# What you will do
Look through the records below and collect all lines that hold the string "matplotlib".

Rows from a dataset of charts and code

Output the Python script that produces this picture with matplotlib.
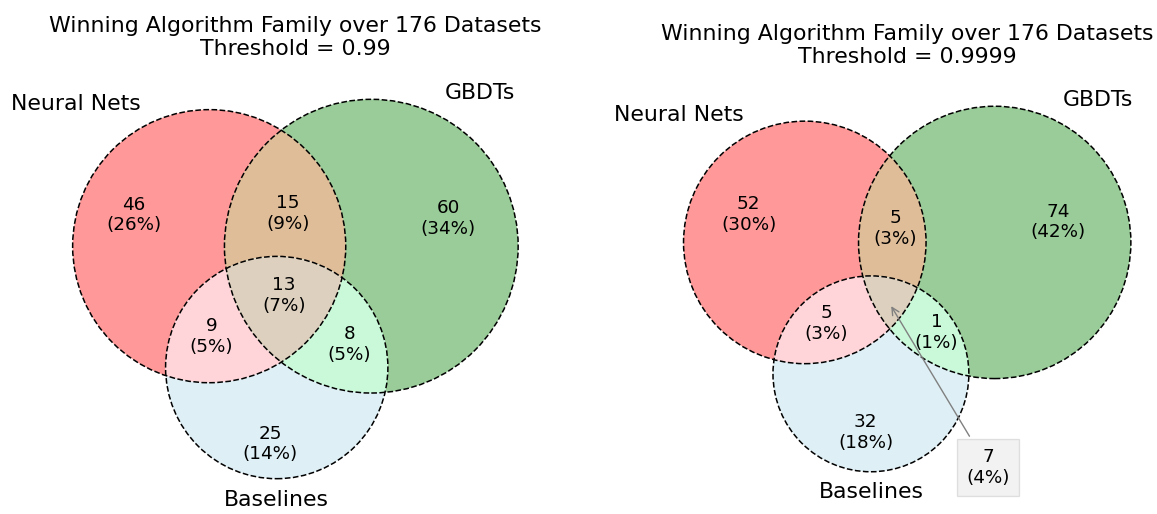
import numpy as np
import matplotlib
matplotlib.use("Agg")
import matplotlib.pyplot as plt
from matplotlib.colors import to_rgb
from matplotlib.patches import Circle, Polygon

plt.rcParams["font.size"] = 13.2

# regions: A only, B only, AB, C only, AC, BC, ABC
# A = Neural Nets, B = GBDTs, C = Baselines
region_ids = ["100", "010", "110", "001", "101", "011", "111"]
counts_099 = [46, 60, 15, 25, 9, 8, 13]
counts_09999 = [52, 74, 5, 32, 5, 1, 7]
thresholds = ["0.99", "0.9999"]
set_labels = ["Neural Nets", "GBDTs", "Baselines"]
set_colors = ["r", "g", "lightblue"]
n_datasets = 176


def lens_area(r1, r2, d):
    if d >= r1 + r2:
        return 0.0
    if d <= abs(r1 - r2):
        return np.pi * min(r1, r2) ** 2
    a1 = r1 ** 2 * np.arccos((d * d + r1 * r1 - r2 * r2) / (2 * d * r1))
    a2 = r2 ** 2 * np.arccos((d * d + r2 * r2 - r1 * r1) / (2 * d * r2))
    a3 = 0.5 * np.sqrt((-d + r1 + r2) * (d + r1 - r2) * (d - r1 + r2) * (d + r1 + r2))
    return a1 + a2 - a3


def dist_for_area(r1, r2, area):
    lo, hi = abs(r1 - r2), r1 + r2
    for _ in range(100):
        mid = (lo + hi) / 2
        if lens_area(r1, r2, mid) > area:
            lo = mid
        else:
            hi = mid
    return (lo + hi) / 2


def venn_layout(counts):
    a = dict(zip(region_ids, np.array(counts, float) / sum(counts)))
    sizes = [sum(v for k, v in a.items() if k[i] == "1") for i in range(3)]
    r = np.sqrt(np.array(sizes) / np.pi)
    d_ab = dist_for_area(r[0], r[1], a["110"] + a["111"])
    d_bc = dist_for_area(r[1], r[2], a["011"] + a["111"])
    d_ac = dist_for_area(r[0], r[2], a["101"] + a["111"])
    cx = (d_ac ** 2 - d_bc ** 2 + d_ab ** 2) / (2 * d_ab)
    cy = -np.sqrt(d_ac ** 2 - cx ** 2)
    centers = np.array([[0, 0], [d_ab, 0], [cx, cy]])
    w = r ** 2
    centers = centers - w @ centers / w.sum()
    return centers, r


def region_colors():
    base = [np.array(to_rgb(c)) for c in set_colors]

    def mix(*cols):
        k = 0.7 if len(cols) == 2 else 0.4
        return np.minimum(k * np.sum(cols, 0), 1.0)

    cols = {"100": base[0], "010": base[1], "001": base[2],
            "110": mix(base[0], base[1]), "101": mix(base[0], base[2]),
            "011": mix(base[1], base[2]), "111": mix(*base)}
    # alpha 0.4 on white
    return {k: 0.6 + 0.4 * v for k, v in cols.items()}


def intersection(circles, n=2000):
    pts = []
    for i, (c, r) in enumerate(circles):
        t = np.linspace(0, 2 * np.pi, n, endpoint=False)
        p = np.column_stack([c[0] + r * np.cos(t), c[1] + r * np.sin(t)])
        ok = np.ones(len(p), bool)
        for j, (c2, r2) in enumerate(circles):
            if j != i:
                ok &= np.hypot(p[:, 0] - c2[0], p[:, 1] - c2[1]) <= r2
        pts.append(p[ok])
    pts = np.vstack(pts)
    m = pts.mean(0)
    ang = np.arctan2(pts[:, 1] - m[1], pts[:, 0] - m[0])
    return pts[np.argsort(ang)]


def label_positions(centers, radii):
    # mean of the boundary arc midpoints, weighted by arc angle
    arcs = {k: [] for k in region_ids}
    for i in range(3):
        c, r = centers[i], radii[i]
        angs = []
        for j in range(3):
            if j == i:
                continue
            v = centers[j] - c
            d = np.hypot(*v)
            a = (d * d + r * r - radii[j] ** 2) / (2 * d)
            if abs(a) < r:
                base = np.arctan2(v[1], v[0])
                h = np.arccos(a / r)
                angs += [(base - h) % (2 * np.pi), (base + h) % (2 * np.pi)]
        angs = sorted(angs)
        for k in range(len(angs)):
            t0, t1 = angs[k], angs[(k + 1) % len(angs)]
            if t1 <= t0:
                t1 += 2 * np.pi
            tm = (t0 + t1) / 2
            p = c + r * np.array([np.cos(tm), np.sin(tm)])
            bits = [int(np.hypot(*(p - centers[j])) < radii[j]) for j in range(3)]
            for inside in (1, 0):
                bits[i] = inside
                key = "".join(map(str, bits))
                if key in arcs:
                    arcs[key].append((np.degrees(t1 - t0), p))
    pos = {}
    for k, lst in arcs.items():
        w = np.array([l for l, _ in lst])
        pts = np.array([p for _, p in lst])
        pos[k] = w @ pts / w.sum()
    return pos


fig = plt.figure(figsize=(11.57, 5.14), dpi=100)
W, H = 1157, 514
box_w, box_h = 516, 500
box_cx = [295.4, 907.2]
box_cy = 289
callout = [False, True]
colors = region_colors()

for idx, counts in enumerate([counts_099, counts_09999]):
    ax = fig.add_axes([(box_cx[idx] - box_w / 2) / W, (H - box_cy - box_h / 2) / H, box_w / W, box_h / H])
    centers, radii = venn_layout(counts)

    for k in sorted(region_ids, key=lambda s: s.count("1")):
        circ = [(centers[i], radii[i]) for i in range(3) if k[i] == "1"]
        if len(circ) == 1:
            ax.add_patch(Circle(circ[0][0], circ[0][1], fc=colors[k], ec="none"))
        else:
            ax.add_patch(Polygon(intersection(circ), closed=True, fc=colors[k], ec="none"))

    for i in range(3):
        ax.add_patch(Circle(centers[i], radii[i], fill=False, ec="black", lw=1.1, ls="dashed"))

    pos = label_positions(centers, radii)
    for k, n in zip(region_ids, counts):
        txt = f"{n}\n({n / n_datasets * 100:.0f}%)"
        if k == "111" and callout[idx]:
            ax.annotate(txt, xy=pos[k] - np.array([0, 0.025]), xytext=(71, -118), textcoords="offset points",
                        ha="center", va="center",
                        bbox=dict(boxstyle="square,pad=0.5", fc="gray", alpha=0.1),
                        arrowprops=dict(arrowstyle="->", color="gray"))
        else:
            ax.text(pos[k][0], pos[k][1], txt, ha="center", va="center")

    ax.text(centers[0][0] - radii[0] / 2, centers[0][1] + radii[0], set_labels[0], size="large", ha="right")
    ax.text(centers[1][0] + radii[1] / 2, centers[1][1] + radii[1], set_labels[1], size="large", ha="left")
    ax.text(centers[2][0], centers[2][1] - radii[2] * 1.1, set_labels[2], size="large", ha="center", va="top")

    ax.set_xlim((centers[:, 0] - radii).min() - 0.1, (centers[:, 0] + radii).max() + 0.1)
    ax.set_ylim((centers[:, 1] - radii).min() - 0.1, (centers[:, 1] + radii).max() + 0.1)
    ax.set_aspect("equal")
    ax.set_axis_off()
    ax.set_title(f"Winning Algorithm Family over {n_datasets} Datasets\nThreshold = {thresholds[idx]}", pad=6.6)

fig.savefig("out.png", dpi=100)
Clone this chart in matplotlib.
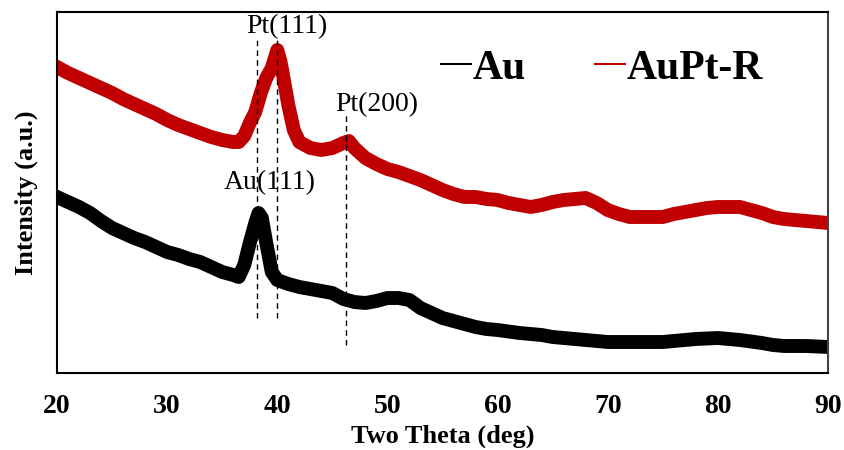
import matplotlib
matplotlib.use("Agg")
import matplotlib.pyplot as plt

# Two-theta positions (deg) and intensities (a.u.)
two_theta_au = [20, 21, 22, 23, 24, 25, 26, 27, 28, 29, 30, 31, 32, 33, 34, 35, 36, 36.5,
                37, 37.5, 38, 38.3, 38.6, 39, 39.5, 40, 41, 42, 43, 44, 45, 46, 47, 48, 49,
                50, 51, 52, 53, 54, 55, 56, 57, 58, 59, 60, 62, 64, 65, 66, 68, 70, 72, 74,
                75, 76, 78, 80, 82, 84, 85, 86, 88, 90]
intensity_au = [176, 171, 166, 160, 152, 145, 140, 135, 131, 126, 121, 118, 114, 111, 106, 101,
                98, 96, 108, 130, 150, 160, 155, 130, 101, 93, 89, 86, 84, 82, 80, 74, 71, 70,
                72, 75, 75, 73, 65, 60, 55, 52, 49, 46, 44, 43, 40, 38, 36, 35, 33, 31, 31, 31,
                31, 32, 34, 35, 33, 30, 28, 27, 27, 26]

two_theta_aupt = [20, 21, 22, 23, 24, 25, 26, 27, 28, 29, 30, 31, 32, 33, 34, 35, 36, 36.5,
                  37, 37.5, 38, 38.5, 39, 39.5, 40, 40.3, 40.6, 41, 41.5, 42, 43, 44, 45, 46,
                  46.5, 47, 48, 49, 50, 51, 52, 53, 54, 55, 56, 57, 58, 59, 60, 61, 62, 63, 64,
                  65, 66, 67, 68, 69, 70, 71, 72, 73, 74, 75, 76, 77, 78, 79, 80, 81, 82, 83,
                  84, 85, 86, 87, 88, 89, 90]
intensity_aupt = [306, 300, 295, 290, 285, 280, 274, 269, 264, 259, 253, 248, 244, 240, 236, 233,
                  231, 231, 237, 250, 261, 280, 295, 305, 323, 311, 293, 268, 243, 231, 225, 223,
                  225, 230, 232, 225, 215, 209, 204, 201, 197, 193, 188, 183, 179, 176, 176, 174,
                  173, 170, 168, 166, 168, 171, 173, 174, 175, 170, 163, 159, 156, 156, 156, 156,
                  159, 161, 163, 165, 166, 166, 166, 163, 160, 156, 154, 153, 152, 151, 150]

series_labels = ["Au", "AuPt-R"]
ref_lines = [38.2, 40.0, 46.2]
ref_labels = ["Au(111)", "Pt(111)", "Pt(200)"]
x_ticks = [20, 30, 40, 50, 60, 70, 80, 90]

plt.rcParams['font.family'] = ['Liberation Serif', 'DejaVu Serif']

fig = plt.figure(figsize=(8.44, 4.5), dpi=100)
ax = fig.add_axes([57/844, 1-373/450, (828-57)/844, (373-12)/450])

ax.plot(two_theta_au, intensity_au, color='black', lw=10, solid_joinstyle='round',
        label=series_labels[0])
ax.plot(two_theta_aupt, intensity_aupt, color='#c00000', lw=10, solid_joinstyle='round',
        label=series_labels[1])

# dashed reference lines (top, bottom in the same intensity units)
ref_spans = [(336, 55), (333, 55), (261, 28)]
for xr, (top, bot) in zip(ref_lines, ref_spans):
    ax.plot([xr, xr], [bot, top], color='black', lw=1, ls=(0, (4, 3)))

ax.text(39.3, 190, ref_labels[0], fontsize=20, ha='center', va='center')
ax.text(40.9, 346, ref_labels[1], fontsize=20, ha='center', va='center')
ax.text(49.0, 268, ref_labels[2], fontsize=20, ha='center', va='center')

ax.set_xlim(20, 90)
ax.set_ylim(0, 361)
ax.set_xticks(x_ticks)
ax.set_yticks([])
ax.tick_params(axis='x', length=0, pad=15, labelsize=20)
for lab in ax.get_xticklabels():
    lab.set_fontweight('bold')
for s in ax.spines.values():
    s.set_linewidth(1.5)
ax.spines['right'].set_color('#444444')

ax.set_xlabel("Two Theta (deg)", fontsize=19, fontweight='bold')
ax.xaxis.set_label_coords(0.5, -0.142)
ax.set_ylabel("Intensity (a.u.)", fontsize=19, fontweight='bold', labelpad=14)

leg = ax.legend(loc='center left', bbox_to_anchor=(420/844, 1-69/450),
                bbox_transform=fig.transFigure, ncol=2, frameon=False,
                handlelength=0.72, handletextpad=0.05, columnspacing=1.65, borderpad=0,
                prop={'size': 30, 'weight': 'bold'})
for h in leg.legend_handles:
    h.set_linewidth(1.5)

fig.savefig("out.png", dpi=100)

# Full response
Output the Python script that produces this picture with matplotlib.
import matplotlib
matplotlib.use("Agg")
import matplotlib.pyplot as plt
from matplotlib.colors import to_rgb
from matplotlib.patches import Circle, Polygon
Clone this chart in matplotlib.
import matplotlib
matplotlib.use("Agg")
import matplotlib.pyplot as plt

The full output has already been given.